Bank employees’ unions have rejected the proposal during the current round of wage negotiations.

A K Khandelwal The government has asked a committee to take a fresh look at introducing performance-linked incentives for over 700,000 public sector bank employees, even though employees’ unions rejected the proposal during the latest round of wage negotiations currently underway.

While the report of the four-member panel headed by former Bank of Baroda (BoB) Chairman AK Khandelwal is expected only next year, the move is part of a long-term human resource (HR) plan being drawn up at the behest of the government. This is the first major HR exercise at the industry level being pushed by the finance ministry since the launch of voluntary retirement scheme at the start of the decade.

 

Apart from a status report, the committee’s mandate include preparing an action plan on how to professionalise 27 public sector banks. Besides, the government wants to work out a system of succession plan at these banks, which often have to do without a chairman for months altogether.

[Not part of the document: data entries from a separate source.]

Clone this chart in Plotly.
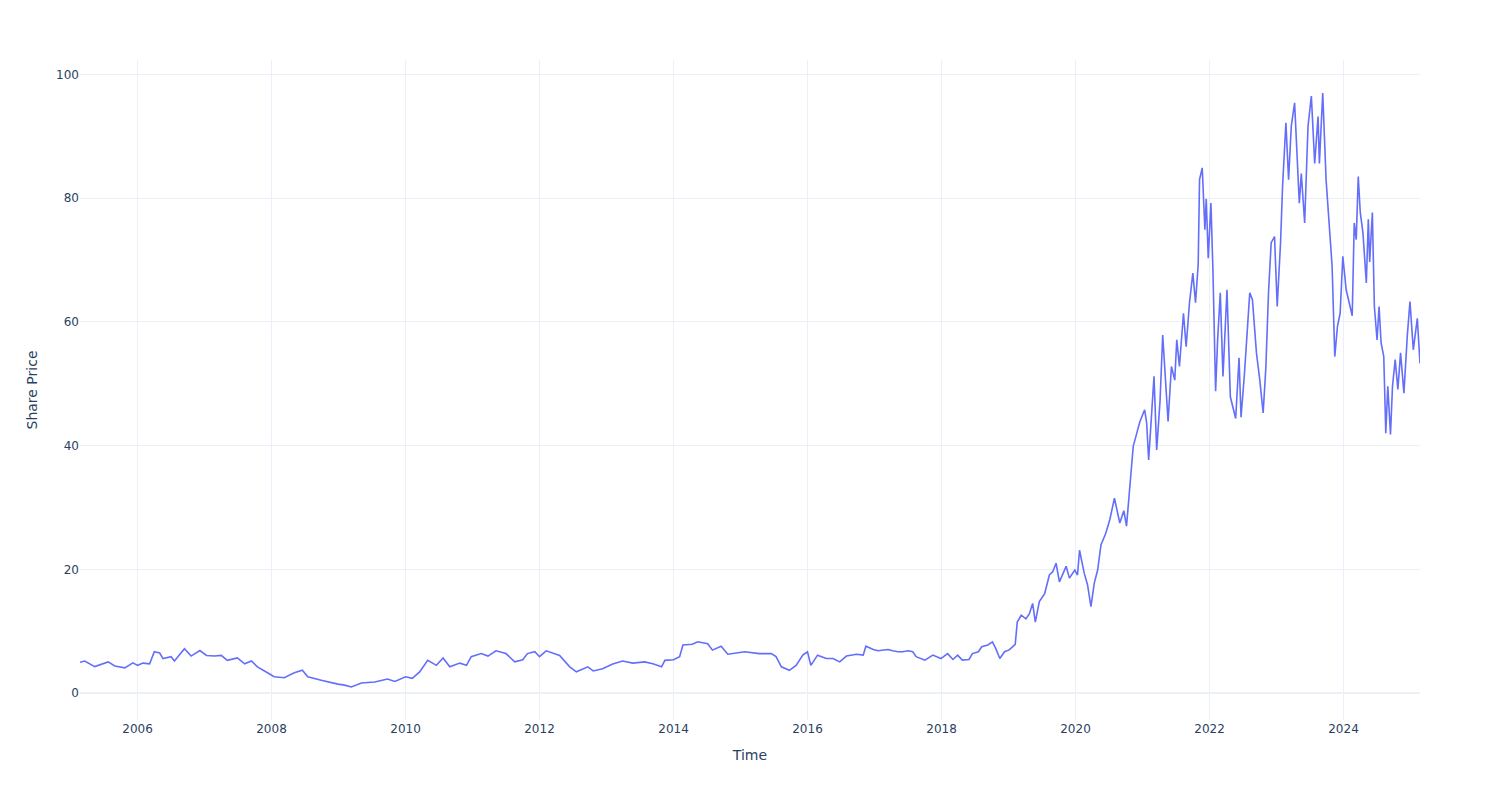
import pandas as pd
import plotly.graph_objects as go

year_frac = [
    2005.14, 2005.21, 2005.36, 2005.56, 2005.66, 2005.81, 2005.93, 2006.00, 2006.08, 2006.18,
    2006.25, 2006.33, 2006.38, 2006.50, 2006.55, 2006.70, 2006.80, 2006.93, 2007.03, 2007.15,
    2007.25, 2007.34, 2007.49, 2007.60, 2007.70, 2007.79, 2007.94, 2008.04, 2008.19, 2008.34,
    2008.46, 2008.54, 2008.74, 2008.84, 2008.99, 2009.09, 2009.19, 2009.34, 2009.54, 2009.73,
    2009.84, 2010.00,
    2010.10, 2010.21, 2010.33, 2010.46, 2010.56, 2010.66, 2010.81, 2010.91, 2010.98, 2011.13,
    2011.23, 2011.35, 2011.50, 2011.63, 2011.75, 2011.82, 2011.93, 2012.00, 2012.10, 2012.30,
    2012.45, 2012.55, 2012.72, 2012.80, 2012.94, 2013.09, 2013.24, 2013.39, 2013.57, 2013.69,
    2013.82, 2013.87, 2014.00, 2014.09, 2014.14, 2014.28, 2014.36, 2014.51, 2014.58, 2014.71,
    2014.81, 2014.94, 2015.06, 2015.28, 2015.46, 2015.53, 2015.61, 2015.73, 2015.83, 2015.93,
    2016.00, 2016.05, 2016.15, 2016.28, 2016.38, 2016.48, 2016.58, 2016.73, 2016.83, 2016.87,
    2016.98, 2017.05, 2017.12, 2017.20, 2017.27, 2017.35, 2017.42, 2017.50, 2017.57, 2017.62,
    2017.75, 2017.87, 2017.99, 2018.09,
    2018.17, 2018.24, 2018.31, 2018.41, 2018.46, 2018.55, 2018.60, 2018.69, 2018.76, 2018.81,
    2018.87, 2018.94, 2019.01, 2019.10, 2019.13, 2019.19, 2019.26, 2019.31, 2019.36, 2019.40,
    2019.46, 2019.54, 2019.61, 2019.66, 2019.71, 2019.76, 2019.86, 2019.91, 2019.99, 2020.03,
    2020.06, 2020.13, 2020.18, 2020.23, 2020.28, 2020.33, 2020.38, 2020.45, 2020.51, 2020.58,
    2020.66, 2020.72, 2020.76, 2020.81, 2020.86, 2020.90, 2020.96, 2021.03, 2021.06, 2021.09,
    2021.15, 2021.17, 2021.21, 2021.26, 2021.30, 2021.38, 2021.43, 2021.48, 2021.51, 2021.55,
    2021.61, 2021.65, 2021.70, 2021.75, 2021.79, 2021.83, 2021.85, 2021.89, 2021.93, 2021.95,
    2021.98, 2022.02, 2022.05, 2022.09, 2022.12, 2022.16, 2022.20, 2022.26, 2022.31, 2022.39,
    2022.44, 2022.47, 2022.52, 2022.60, 2022.64, 2022.70, 2022.75, 2022.80, 2022.84, 2022.88,
    2022.92, 2022.97, 2023.01, 2023.06, 2023.09, 2023.14, 2023.18, 2023.22, 2023.27, 2023.30,
    2023.34, 2023.37, 2023.42, 2023.47, 2023.52, 2023.57, 2023.62, 2023.64, 2023.69, 2023.74,
    2023.79, 2023.83, 2023.87, 2023.91, 2023.95, 2023.99, 2024.04, 2024.10, 2024.13, 2024.16,
    2024.19, 2024.22, 2024.25, 2024.29, 2024.34, 2024.37, 2024.39, 2024.43, 2024.46, 2024.50,
    2024.53, 2024.56, 2024.60, 2024.63, 2024.66, 2024.70, 2024.73, 2024.77, 2024.81, 2024.85,
    2024.90, 2024.95, 2024.99, 2025.04, 2025.10, 2025.14,
]

share_price = [
    5.0, 5.2, 4.3, 5.06, 4.4, 4.1, 4.9, 4.5, 4.86, 4.75,
    6.7, 6.5, 5.6, 5.9, 5.2, 7.2, 6.0, 6.9, 6.1, 6.0,
    6.1, 5.3, 5.7, 4.75, 5.2, 4.26, 3.3, 2.65, 2.5, 3.3,
    3.7, 2.65, 2.1, 1.83, 1.46, 1.3, 1.0, 1.65, 1.8, 2.3,
    1.9, 2.65,
    2.4, 3.45, 5.3, 4.5, 5.7, 4.26, 4.86, 4.5, 5.9, 6.4,
    6.0, 6.85, 6.4, 5.06, 5.4, 6.4, 6.7, 5.9, 6.85, 6.1,
    4.26, 3.45, 4.26, 3.6, 3.96, 4.7, 5.2, 4.86, 5.06, 4.75,
    4.26, 5.3, 5.4, 5.9, 7.8, 7.9, 8.3, 8.0, 6.96, 7.6,
    6.3, 6.5, 6.7, 6.4, 6.4, 5.9, 4.26, 3.7, 4.5, 6.15,
    6.7, 4.5, 6.15, 5.6, 5.6, 5.06, 6.0, 6.3, 6.15, 7.6,
    7.05, 6.85, 6.96, 7.05, 6.85, 6.7, 6.7, 6.85, 6.7, 5.9,
    5.34, 6.15, 5.6, 6.4,
    5.45, 6.15, 5.34, 5.45, 6.4, 6.7, 7.5, 7.8, 8.3, 7.2,
    5.6, 6.7, 7.0, 7.9, 11.5, 12.6, 12.0, 12.8, 14.5, 11.5,
    14.8, 16.1, 19.1, 19.6, 21.0, 18.0, 20.5, 18.6, 19.9, 19.1,
    23.1, 19.4, 17.5, 14.0, 17.8, 19.9, 24.0, 25.8, 28.0, 31.5,
    27.5, 29.5, 27.0, 33.4, 39.9, 41.5, 43.9, 45.8, 43.7, 37.7,
    48.5, 51.2, 39.3, 47.2, 57.9, 43.9, 52.8, 50.6, 57.1, 52.8,
    61.4, 56.0, 63.1, 67.9, 63.1, 69.3, 83.0, 84.9, 74.9, 79.9,
    70.3, 79.2, 68.4, 48.8, 57.1, 64.7, 51.2, 65.2, 47.9, 44.4,
    54.2, 44.6, 51.5, 64.7, 63.6, 55.0, 50.6, 45.3, 52.5, 64.7,
    72.8, 73.8, 62.5, 72.8, 81.9, 92.2, 83.0, 91.6, 95.4, 89.0,
    79.2, 84.0, 76.0, 91.6, 96.5, 85.6, 93.2, 85.6, 97.0, 83.0,
    76.0, 69.0, 54.4, 59.3, 61.4, 70.6, 65.2, 62.0, 61.0, 76.0,
    73.3, 83.5, 77.7, 74.4, 66.3, 76.6, 69.7, 77.7, 62.5, 57.1,
    62.5, 56.6, 54.4, 42.0, 49.6, 41.8, 49.6, 53.9, 49.1, 55.0,
    48.5, 57.7, 63.3, 55.5, 60.6, 53.3,
]


def frac_to_date(y):
    base = pd.Timestamp(year=int(y), month=1, day=1)
    nxt = pd.Timestamp(year=int(y) + 1, month=1, day=1)
    return base + (nxt - base) * (y - int(y))


dates = [frac_to_date(y) for y in year_frac]

fig = go.Figure(
    go.Scatter(
        x=dates,
        y=share_price,
        mode="lines",
        line=dict(color="#636EFA", width=1.6),
        name="Share Price",
    )
)

fig.update_layout(
    template="plotly_white",
    width=1500,
    height=800,
    font=dict(family="DejaVu Sans"),
    margin=dict(l=80, r=80, t=60, b=80),
    xaxis=dict(title=dict(text="Time"), dtick="M24", tick0="2006-01-01"),
    yaxis=dict(title=dict(text="Share Price")),
    showlegend=False,
)

fig.write_html("out.html")
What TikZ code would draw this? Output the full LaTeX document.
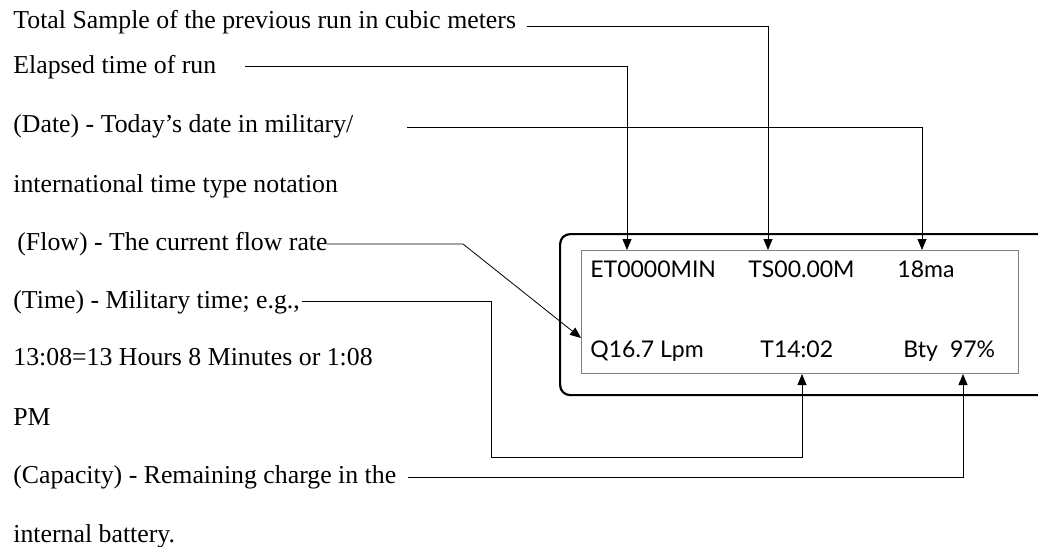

In addition, the committee has been asked to recommend how the banks should go about preparing their recruitment plans and whether it was desirable to follow common hiring and HR practices across all these banks, accounting for nearly 75 per cent of the business carried out in India.

The move comes at a time when the public sector banks are hiring in large numbers to fill up vacancies arising due to retirement. Between 2009 and 2012, nearly three-fourths of the senior executives at these banks would retire as they did not hire for a long time. In addition, these banks are trying to hire specialists, but the limit on payment of salaries is putting pressure on their drive to hire experts.

Apart from Khandelwal, the other members of the committee, set up a fortnight ago, included Indian Institute of Management-Ahmedabad’s TV Rao, Indian Institute of Technology-Bombay’s Deepak Pathak and Union Bank of India Chairman MN Rao, who also heads the Indian Banks’ Association.

In recent months, public sector banks have been trying to move over to a system of performance-linked compensation with a variable component of 25-30 per cent of the salary. Bank unions, however, have managed to stave off these attempts.

But IDBI Bank, which was not part of the negotiations, had decided to go ahead with the move and even received its board’s approval. But a last minute government intervention meant that the bank was unable to implement the move.

Bank unions have argued that in the absence of a system to measure performance, it would be difficult to implement the proposal. The committee has been asked to suggest how the assessment could take place.